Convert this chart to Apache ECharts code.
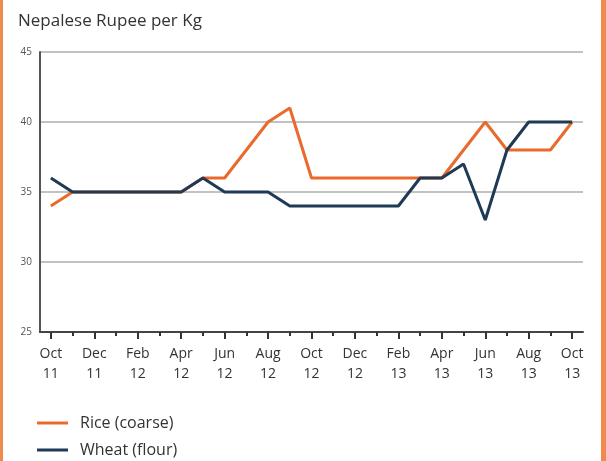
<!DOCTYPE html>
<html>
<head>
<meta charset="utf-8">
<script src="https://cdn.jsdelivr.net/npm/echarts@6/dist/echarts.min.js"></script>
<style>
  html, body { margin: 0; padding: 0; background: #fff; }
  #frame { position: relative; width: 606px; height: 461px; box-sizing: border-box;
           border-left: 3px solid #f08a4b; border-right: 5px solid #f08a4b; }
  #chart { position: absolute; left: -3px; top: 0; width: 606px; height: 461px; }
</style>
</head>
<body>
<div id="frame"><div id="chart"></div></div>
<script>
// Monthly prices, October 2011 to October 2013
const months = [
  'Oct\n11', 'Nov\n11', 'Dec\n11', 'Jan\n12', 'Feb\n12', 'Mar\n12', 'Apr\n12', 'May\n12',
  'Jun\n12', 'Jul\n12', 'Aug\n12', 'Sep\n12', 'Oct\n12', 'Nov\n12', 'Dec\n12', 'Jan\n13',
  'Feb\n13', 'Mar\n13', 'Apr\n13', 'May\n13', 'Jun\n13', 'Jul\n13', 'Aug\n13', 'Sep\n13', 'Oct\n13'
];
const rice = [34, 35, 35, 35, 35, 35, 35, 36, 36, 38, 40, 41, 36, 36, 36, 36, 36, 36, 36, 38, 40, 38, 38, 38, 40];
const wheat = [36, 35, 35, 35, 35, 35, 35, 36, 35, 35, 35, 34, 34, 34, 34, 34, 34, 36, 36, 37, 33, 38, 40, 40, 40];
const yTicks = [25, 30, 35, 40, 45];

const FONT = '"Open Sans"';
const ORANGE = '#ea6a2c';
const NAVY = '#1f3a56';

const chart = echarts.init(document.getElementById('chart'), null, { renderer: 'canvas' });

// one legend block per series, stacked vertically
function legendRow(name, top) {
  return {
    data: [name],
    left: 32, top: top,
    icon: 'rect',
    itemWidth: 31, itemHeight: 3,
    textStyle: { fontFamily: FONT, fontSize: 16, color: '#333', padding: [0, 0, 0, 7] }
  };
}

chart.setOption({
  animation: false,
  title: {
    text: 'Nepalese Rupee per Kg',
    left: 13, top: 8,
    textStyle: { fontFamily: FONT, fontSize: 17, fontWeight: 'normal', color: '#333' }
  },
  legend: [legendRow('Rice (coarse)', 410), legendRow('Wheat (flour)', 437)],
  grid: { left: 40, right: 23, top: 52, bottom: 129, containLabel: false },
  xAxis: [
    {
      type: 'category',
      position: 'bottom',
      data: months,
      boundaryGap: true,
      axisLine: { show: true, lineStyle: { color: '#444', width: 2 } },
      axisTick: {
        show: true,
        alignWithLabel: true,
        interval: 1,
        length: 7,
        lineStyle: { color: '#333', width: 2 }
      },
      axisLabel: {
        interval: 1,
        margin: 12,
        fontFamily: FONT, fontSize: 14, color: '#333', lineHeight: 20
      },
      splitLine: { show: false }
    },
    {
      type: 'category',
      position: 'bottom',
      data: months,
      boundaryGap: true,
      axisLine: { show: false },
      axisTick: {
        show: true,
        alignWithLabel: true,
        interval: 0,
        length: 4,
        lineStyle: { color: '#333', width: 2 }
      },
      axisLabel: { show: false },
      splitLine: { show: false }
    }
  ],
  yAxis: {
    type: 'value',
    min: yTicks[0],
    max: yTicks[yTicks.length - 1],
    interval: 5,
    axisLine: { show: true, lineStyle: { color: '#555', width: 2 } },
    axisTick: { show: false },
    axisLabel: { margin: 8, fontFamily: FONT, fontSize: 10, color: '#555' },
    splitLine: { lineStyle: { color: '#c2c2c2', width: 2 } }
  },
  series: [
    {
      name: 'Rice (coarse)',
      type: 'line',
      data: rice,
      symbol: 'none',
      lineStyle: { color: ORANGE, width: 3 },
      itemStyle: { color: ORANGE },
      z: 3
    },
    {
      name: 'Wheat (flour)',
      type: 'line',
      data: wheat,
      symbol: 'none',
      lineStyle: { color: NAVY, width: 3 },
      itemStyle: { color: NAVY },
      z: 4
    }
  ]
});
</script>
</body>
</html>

****************

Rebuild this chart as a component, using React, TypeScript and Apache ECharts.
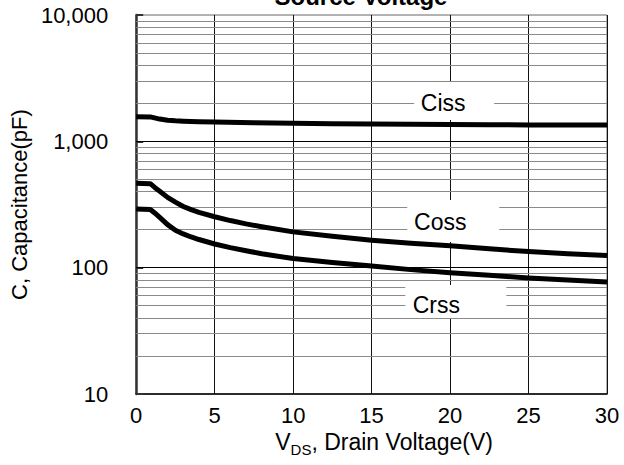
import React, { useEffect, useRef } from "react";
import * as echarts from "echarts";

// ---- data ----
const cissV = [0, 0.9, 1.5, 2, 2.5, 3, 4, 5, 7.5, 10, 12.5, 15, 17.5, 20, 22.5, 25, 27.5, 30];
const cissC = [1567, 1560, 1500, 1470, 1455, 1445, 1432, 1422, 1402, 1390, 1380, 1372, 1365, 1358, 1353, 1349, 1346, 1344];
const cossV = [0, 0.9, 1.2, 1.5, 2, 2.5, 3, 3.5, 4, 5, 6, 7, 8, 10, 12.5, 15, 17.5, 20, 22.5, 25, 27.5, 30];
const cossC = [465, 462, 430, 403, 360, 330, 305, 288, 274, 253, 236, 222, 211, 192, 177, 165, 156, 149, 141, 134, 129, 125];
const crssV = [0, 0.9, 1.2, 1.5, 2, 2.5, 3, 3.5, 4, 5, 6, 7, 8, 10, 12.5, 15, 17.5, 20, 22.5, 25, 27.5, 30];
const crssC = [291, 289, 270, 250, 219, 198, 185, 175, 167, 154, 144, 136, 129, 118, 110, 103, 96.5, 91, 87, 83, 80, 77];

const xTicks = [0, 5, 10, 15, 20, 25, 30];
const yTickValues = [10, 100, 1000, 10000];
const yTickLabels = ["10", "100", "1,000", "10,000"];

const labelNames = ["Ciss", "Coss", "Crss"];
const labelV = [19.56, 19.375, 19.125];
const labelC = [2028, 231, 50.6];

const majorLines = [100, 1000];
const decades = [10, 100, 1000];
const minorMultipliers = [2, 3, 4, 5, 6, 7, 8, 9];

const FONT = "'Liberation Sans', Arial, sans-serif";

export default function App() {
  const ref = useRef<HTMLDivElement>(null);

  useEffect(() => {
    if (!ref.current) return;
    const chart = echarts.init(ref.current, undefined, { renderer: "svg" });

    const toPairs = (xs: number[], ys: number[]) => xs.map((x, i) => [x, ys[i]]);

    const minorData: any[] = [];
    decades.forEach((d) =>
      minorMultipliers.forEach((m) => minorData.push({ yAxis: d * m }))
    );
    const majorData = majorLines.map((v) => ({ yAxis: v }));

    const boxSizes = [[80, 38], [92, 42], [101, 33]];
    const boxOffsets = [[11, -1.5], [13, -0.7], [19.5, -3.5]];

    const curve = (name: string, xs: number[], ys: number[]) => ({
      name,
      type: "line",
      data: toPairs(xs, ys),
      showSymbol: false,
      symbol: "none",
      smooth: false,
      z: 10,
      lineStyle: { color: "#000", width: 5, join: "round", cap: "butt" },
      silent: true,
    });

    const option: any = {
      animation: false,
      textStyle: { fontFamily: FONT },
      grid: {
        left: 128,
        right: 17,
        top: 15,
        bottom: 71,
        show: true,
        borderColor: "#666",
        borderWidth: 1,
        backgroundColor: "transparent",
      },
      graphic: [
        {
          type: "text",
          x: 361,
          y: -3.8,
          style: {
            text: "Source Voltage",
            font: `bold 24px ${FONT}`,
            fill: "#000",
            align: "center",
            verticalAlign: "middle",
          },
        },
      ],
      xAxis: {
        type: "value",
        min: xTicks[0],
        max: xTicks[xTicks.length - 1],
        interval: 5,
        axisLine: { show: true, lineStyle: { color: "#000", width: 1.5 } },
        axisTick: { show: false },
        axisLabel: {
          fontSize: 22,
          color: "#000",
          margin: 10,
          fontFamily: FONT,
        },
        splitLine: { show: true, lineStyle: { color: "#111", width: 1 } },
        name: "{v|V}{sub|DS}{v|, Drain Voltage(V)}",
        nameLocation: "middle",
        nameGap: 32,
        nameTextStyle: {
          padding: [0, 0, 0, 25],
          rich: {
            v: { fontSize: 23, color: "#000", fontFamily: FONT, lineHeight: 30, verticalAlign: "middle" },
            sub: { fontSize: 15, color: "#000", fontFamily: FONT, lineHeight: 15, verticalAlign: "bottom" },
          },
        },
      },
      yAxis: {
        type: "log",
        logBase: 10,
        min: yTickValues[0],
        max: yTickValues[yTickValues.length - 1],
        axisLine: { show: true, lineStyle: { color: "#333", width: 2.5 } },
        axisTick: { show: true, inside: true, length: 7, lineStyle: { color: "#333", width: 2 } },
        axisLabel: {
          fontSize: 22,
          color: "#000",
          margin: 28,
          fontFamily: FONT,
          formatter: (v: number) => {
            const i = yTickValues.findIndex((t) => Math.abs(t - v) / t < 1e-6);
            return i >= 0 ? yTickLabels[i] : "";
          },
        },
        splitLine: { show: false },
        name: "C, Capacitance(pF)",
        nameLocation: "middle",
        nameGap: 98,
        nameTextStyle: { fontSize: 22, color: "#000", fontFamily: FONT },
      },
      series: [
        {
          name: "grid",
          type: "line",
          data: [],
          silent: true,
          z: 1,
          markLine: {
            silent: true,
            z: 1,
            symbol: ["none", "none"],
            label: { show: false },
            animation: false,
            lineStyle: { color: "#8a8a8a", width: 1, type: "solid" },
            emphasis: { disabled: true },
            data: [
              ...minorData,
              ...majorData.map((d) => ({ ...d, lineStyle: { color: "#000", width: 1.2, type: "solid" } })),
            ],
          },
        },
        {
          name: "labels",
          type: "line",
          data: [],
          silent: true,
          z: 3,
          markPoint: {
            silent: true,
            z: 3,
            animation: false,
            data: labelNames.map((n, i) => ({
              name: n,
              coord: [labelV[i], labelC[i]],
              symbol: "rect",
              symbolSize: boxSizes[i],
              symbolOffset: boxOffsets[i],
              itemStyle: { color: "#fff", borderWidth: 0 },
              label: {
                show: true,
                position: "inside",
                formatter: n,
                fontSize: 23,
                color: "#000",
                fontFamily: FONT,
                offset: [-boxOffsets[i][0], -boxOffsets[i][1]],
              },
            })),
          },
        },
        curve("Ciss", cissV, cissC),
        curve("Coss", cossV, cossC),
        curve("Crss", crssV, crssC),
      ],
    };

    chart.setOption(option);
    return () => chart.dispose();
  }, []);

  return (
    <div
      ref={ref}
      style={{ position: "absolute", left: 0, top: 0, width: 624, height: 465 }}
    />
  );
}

****************

### AIM
Only the lines from the one holding "Convert this chart to Apache ECharts code." to the one holding "const NAVY = '#1f3a56';" should be returned, both included and exactly as written, with no pictures.

### OUTPUT FOR THIS EXERCISE
Convert this chart to Apache ECharts code.
<!DOCTYPE html>
<html>
<head>
<meta charset="utf-8">
<script src="https://cdn.jsdelivr.net/npm/echarts@6/dist/echarts.min.js"></script>
<style>
  html, body { margin: 0; padding: 0; background: #fff; }
  #frame { position: relative; width: 606px; height: 461px; box-sizing: border-box;
           border-left: 3px solid #f08a4b; border-right: 5px solid #f08a4b; }
  #chart { position: absolute; left: -3px; top: 0; width: 606px; height: 461px; }
</style>
</head>
<body>
<div id="frame"><div id="chart"></div></div>
<script>
// Monthly prices, October 2011 to October 2013
const months = [
  'Oct\n11', 'Nov\n11', 'Dec\n11', 'Jan\n12', 'Feb\n12', 'Mar\n12', 'Apr\n12', 'May\n12',
  'Jun\n12', 'Jul\n12', 'Aug\n12', 'Sep\n12', 'Oct\n12', 'Nov\n12', 'Dec\n12', 'Jan\n13',
  'Feb\n13', 'Mar\n13', 'Apr\n13', 'May\n13', 'Jun\n13', 'Jul\n13', 'Aug\n13', 'Sep\n13', 'Oct\n13'
];
const rice = [34, 35, 35, 35, 35, 35, 35, 36, 36, 38, 40, 41, 36, 36, 36, 36, 36, 36, 36, 38, 40, 38, 38, 38, 40];
const wheat = [36, 35, 35, 35, 35, 35, 35, 36, 35, 35, 35, 34, 34, 34, 34, 34, 34, 36, 36, 37, 33, 38, 40, 40, 40];
const yTicks = [25, 30, 35, 40, 45];

const FONT = '"Open Sans"';
const ORANGE = '#ea6a2c';
const NAVY = '#1f3a56';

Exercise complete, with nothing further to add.